Return the pymc mu and sigma parameters that give a log normal distribution with the given mean and stdev.

Parameters:
  • mean – desired mean of log normal

  • stdev – desired standard deviation of log normal

Returns:

tuple (mu, sigma), where pymc.LogNormal(mu, sigma) has the given mean and stdev.

Formulas for log normal mean and variance:

mean = exp(mu + 0.5 * sigma ** 2) stdev ** 2 = var = exp(2*mu + sigma ** 2) * (exp(sigma ** 2) - 1)

This gives linear equations for mu and sigma ** 2:

mu + 0.5 * sigma ** 2 = log(mean) sigma ** 2 = log(1 + (stdev / mean)**2)

So

mu = log(mean) - 0.5 * log(1 + (stdev/mean)**2) sigma = sqrt(log(1 + (stdev / mean)**2))

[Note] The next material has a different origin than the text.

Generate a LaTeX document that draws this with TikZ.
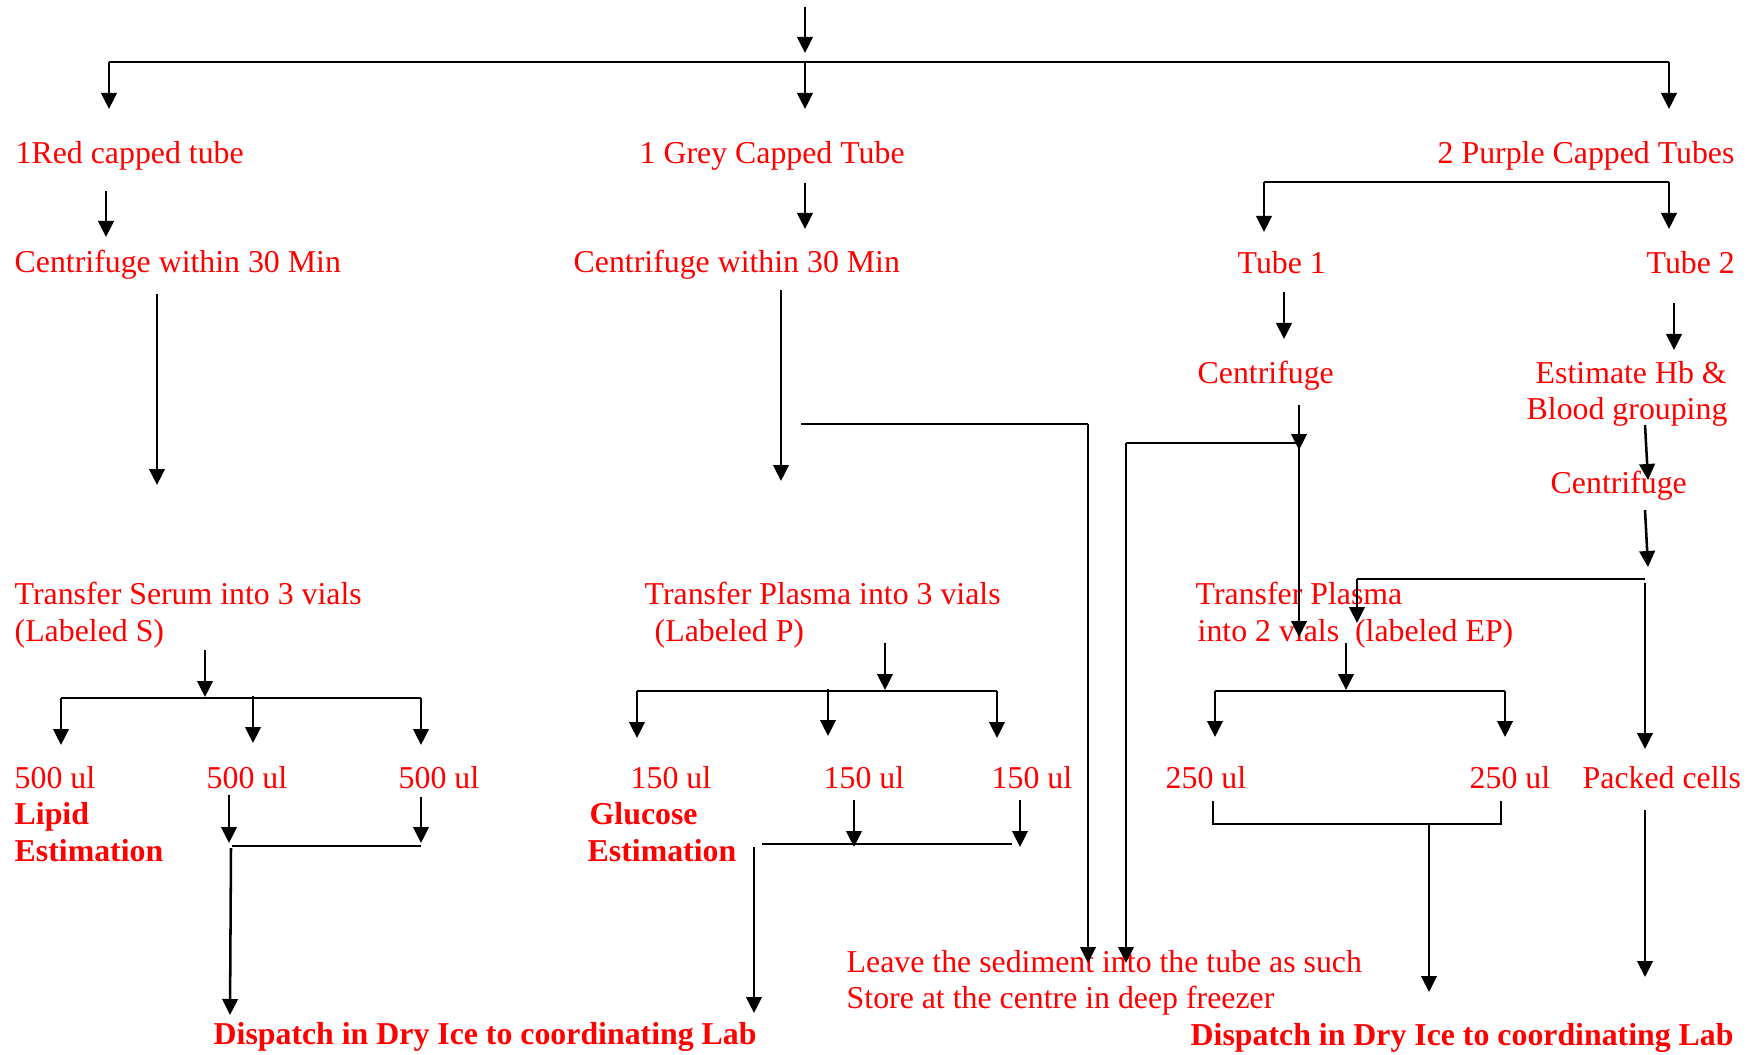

openghg_inversions.hbmcmc.inversion_pymc.parse_prior(name: str, prior_params: dict[str, str | float], **kwargs) TensorVariable#

Parses all PyMC continuous distributions: https://docs.pymc.io/api/distributions/continuous.html.

Parameters:
  • name – name of variable in the pymc model

  • prior_params – dict of parameters for the distribution, including ‘pdf’ for the distribution to use. The value of prior_params[“pdf”] must match the name of a PyMC continuous distribution: https://docs.pymc.io/api/distributions/continuous.html

  • **kwargs – for instance, shape or dims

Returns:

continuous PyMC distribution

For example: ` params = {"pdf": "uniform", "lower": 0.0, "upper": 1.0} parse_prior("x", params, shape=(20, 20)) ` will create a 20 x 20 array of uniform random variables. Alternatively, ` params = {"pdf": "uniform", "lower": 0.0, "upper": 1.0} parse_prior("x", params, dims="nmeasure")) ` will create an array of uniform random variables with the same shape as the dimension coordinate nmeasure. This can be used if pm.Model is provided with coordinates.

Note: parse_prior must be called inside a pm.Model context (i.e. after with pm.Model()) has an important side-effect of registering the random variable with the model.